***** Information supplied

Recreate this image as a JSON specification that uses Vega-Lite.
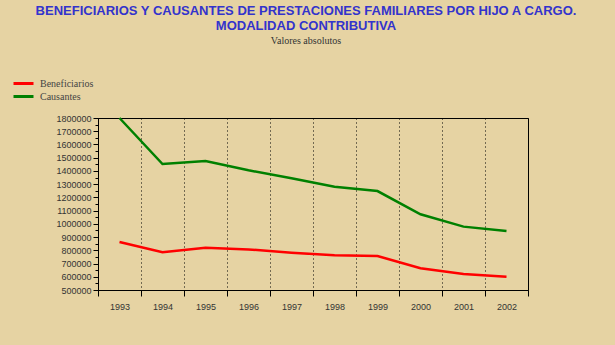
{
  "$schema": "https://vega.github.io/schema/vega-lite/v6.json",
  "width": 430,
  "height": 172,
  "autosize": {"type": "none"},
  "padding": {"left": 98, "top": 118, "right": 87, "bottom": 55},
  "background": "#e6d3a3",
  "config": {"view": {"stroke": "#000", "strokeWidth": 1}, "font": "Liberation Sans"},
  "title": {
    "text": ["BENEFICIARIOS Y CAUSANTES DE PRESTACIONES FAMILIARES POR HIJO A CARGO.", "MODALIDAD CONTRIBUTIVA"],
    "subtitle": "Valores absolutos",
    "anchor": "middle",
    "frame": "group",
    "dx": -7,
    "offset": 31,
    "font": "Liberation Sans",
    "fontSize": 13,
    "fontWeight": "bold",
    "color": "#3333cc",
    "lineHeight": 15,
    "subtitleFont": "Liberation Serif",
    "subtitleFontSize": 10,
    "subtitleColor": "#333",
    "subtitlePadding": 3
  },
  "data": {
    "values": [
      {"year": "1993", "serie": "Beneficiarios", "value": 863000},
      {"year": "1994", "serie": "Beneficiarios", "value": 785000},
      {"year": "1995", "serie": "Beneficiarios", "value": 820000},
      {"year": "1996", "serie": "Beneficiarios", "value": 807000},
      {"year": "1997", "serie": "Beneficiarios", "value": 782000},
      {"year": "1998", "serie": "Beneficiarios", "value": 762000},
      {"year": "1999", "serie": "Beneficiarios", "value": 757000},
      {"year": "2000", "serie": "Beneficiarios", "value": 665000},
      {"year": "2001", "serie": "Beneficiarios", "value": 621000},
      {"year": "2002", "serie": "Beneficiarios", "value": 601000},
      {"year": "1993", "serie": "Causantes", "value": 1800000},
      {"year": "1994", "serie": "Causantes", "value": 1452000},
      {"year": "1995", "serie": "Causantes", "value": 1475000},
      {"year": "1996", "serie": "Causantes", "value": 1405000},
      {"year": "1997", "serie": "Causantes", "value": 1344000},
      {"year": "1998", "serie": "Causantes", "value": 1281000},
      {"year": "1999", "serie": "Causantes", "value": 1248000},
      {"year": "2000", "serie": "Causantes", "value": 1072000},
      {"year": "2001", "serie": "Causantes", "value": 979000},
      {"year": "2002", "serie": "Causantes", "value": 946000}
    ]
  },
  "mark": {"type": "line", "strokeWidth": 2.5, "clip": false},
  "encoding": {
    "x": {
      "field": "year",
      "type": "ordinal",
      "scale": {"type": "band", "paddingInner": 0, "paddingOuter": 0},
      "axis": {
        "title": null,
        "labelAngle": 0,
        "tickBand": "extent",
        "grid": true,
        "gridDash": [1, 3],
        "gridColor": "#000",
        "gridWidth": 1,
        "domainColor": "#000",
        "tickColor": "#000",
        "tickSize": 6,
        "labelFont": "Liberation Sans",
        "labelFontSize": 9,
        "labelColor": "#333",
        "labelPadding": 6
      }
    },
    "y": {
      "field": "value",
      "type": "quantitative",
      "scale": {"domain": [500000, 1800000], "nice": false, "zero": false},
      "axis": {
        "title": null,
        "grid": false,
        "values": [500000, 550000, 600000, 650000, 700000, 750000, 800000, 850000, 900000, 950000, 1000000, 1050000, 1100000, 1150000, 1200000, 1250000, 1300000, 1350000, 1400000, 1450000, 1500000, 1550000, 1600000, 1650000, 1700000, 1750000, 1800000],
        "format": "d",
        "labelExpr": "datum.value % 100000 === 0 ? datum.label : ''",
        "tickSize": {"condition": {"test": "datum.value % 100000 === 0", "value": 5}, "value": 3},
        "tickColor": "#000",
        "domainColor": "#000",
        "labelFont": "Liberation Sans",
        "labelFontSize": 9,
        "labelColor": "#333",
        "labelPadding": 2
      }
    },
    "color": {
      "field": "serie",
      "type": "nominal",
      "scale": {"domain": ["Beneficiarios", "Causantes"], "range": ["#ff0000", "#008000"]},
      "legend": {
        "title": null,
        "orient": "none",
        "legendX": -86,
        "legendY": -41,
        "symbolType": "M-1,0H3",
        "symbolStrokeWidth": 3,
        "symbolSize": 100,
        "labelFont": "Liberation Serif",
        "labelFontSize": 10,
        "labelColor": "#444",
        "labelOffset": 15,
        "rowPadding": 0
      }
    }
  }
}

**********

§ **What needs to be done**: Write the full listing out again with every line unchanged, but include no pictures.

§ **Output of the task**:
Recreate this image as a JSON specification that uses Vega-Lite.
{
  "$schema": "https://vega.github.io/schema/vega-lite/v6.json",
  "width": 430,
  "height": 172,
  "autosize": {"type": "none"},
  "padding": {"left": 98, "top": 118, "right": 87, "bottom": 55},
  "background": "#e6d3a3",
  "config": {"view": {"stroke": "#000", "strokeWidth": 1}, "font": "Liberation Sans"},
  "title": {
    "text": ["BENEFICIARIOS Y CAUSANTES DE PRESTACIONES FAMILIARES POR HIJO A CARGO.", "MODALIDAD CONTRIBUTIVA"],
    "subtitle": "Valores absolutos",
    "anchor": "middle",
    "frame": "group",
    "dx": -7,
    "offset": 31,
    "font": "Liberation Sans",
    "fontSize": 13,
    "fontWeight": "bold",
    "color": "#3333cc",
    "lineHeight": 15,
    "subtitleFont": "Liberation Serif",
    "subtitleFontSize": 10,
    "subtitleColor": "#333",
    "subtitlePadding": 3
  },
  "data": {
    "values": [
      {"year": "1993", "serie": "Beneficiarios", "value": 863000},
      {"year": "1994", "serie": "Beneficiarios", "value": 785000},
      {"year": "1995", "serie": "Beneficiarios", "value": 820000},
      {"year": "1996", "serie": "Beneficiarios", "value": 807000},
      {"year": "1997", "serie": "Beneficiarios", "value": 782000},
      {"year": "1998", "serie": "Beneficiarios", "value": 762000},
      {"year": "1999", "serie": "Beneficiarios", "value": 757000},
      {"year": "2000", "serie": "Beneficiarios", "value": 665000},
      {"year": "2001", "serie": "Beneficiarios", "value": 621000},
      {"year": "2002", "serie": "Beneficiarios", "value": 601000},
      {"year": "1993", "serie": "Causantes", "value": 1800000},
      {"year": "1994", "serie": "Causantes", "value": 1452000},
      {"year": "1995", "serie": "Causantes", "value": 1475000},
      {"year": "1996", "serie": "Causantes", "value": 1405000},
      {"year": "1997", "serie": "Causantes", "value": 1344000},
      {"year": "1998", "serie": "Causantes", "value": 1281000},
      {"year": "1999", "serie": "Causantes", "value": 1248000},
      {"year": "2000", "serie": "Causantes", "value": 1072000},
      {"year": "2001", "serie": "Causantes", "value": 979000},
      {"year": "2002", "serie": "Causantes", "value": 946000}
    ]
  },
  "mark": {"type": "line", "strokeWidth": 2.5, "clip": false},
  "encoding": {
    "x": {
      "field": "year",
      "type": "ordinal",
      "scale": {"type": "band", "paddingInner": 0, "paddingOuter": 0},
      "axis": {
        "title": null,
        "labelAngle": 0,
        "tickBand": "extent",
        "grid": true,
        "gridDash": [1, 3],
        "gridColor": "#000",
        "gridWidth": 1,
        "domainColor": "#000",
        "tickColor": "#000",
        "tickSize": 6,
        "labelFont": "Liberation Sans",
        "labelFontSize": 9,
        "labelColor": "#333",
        "labelPadding": 6
      }
    },
    "y": {
      "field": "value",
      "type": "quantitative",
      "scale": {"domain": [500000, 1800000], "nice": false, "zero": false},
      "axis": {
        "title": null,
        "grid": false,
        "values": [500000, 550000, 600000, 650000, 700000, 750000, 800000, 850000, 900000, 950000, 1000000, 1050000, 1100000, 1150000, 1200000, 1250000, 1300000, 1350000, 1400000, 1450000, 1500000, 1550000, 1600000, 1650000, 1700000, 1750000, 1800000],
        "format": "d",
        "labelExpr": "datum.value % 100000 === 0 ? datum.label : ''",
        "tickSize": {"condition": {"test": "datum.value % 100000 === 0", "value": 5}, "value": 3},
        "tickColor": "#000",
        "domainColor": "#000",
        "labelFont": "Liberation Sans",
        "labelFontSize": 9,
        "labelColor": "#333",
        "labelPadding": 2
      }
    },
    "color": {
      "field": "serie",
      "type": "nominal",
      "scale": {"domain": ["Beneficiarios", "Causantes"], "range": ["#ff0000", "#008000"]},
      "legend": {
        "title": null,
        "orient": "none",
        "legendX": -86,
        "legendY": -41,
        "symbolType": "M-1,0H3",
        "symbolStrokeWidth": 3,
        "symbolSize": 100,
        "labelFont": "Liberation Serif",
        "labelFontSize": 10,
        "labelColor": "#444",
        "labelOffset": 15,
        "rowPadding": 0
      }
    }
  }
}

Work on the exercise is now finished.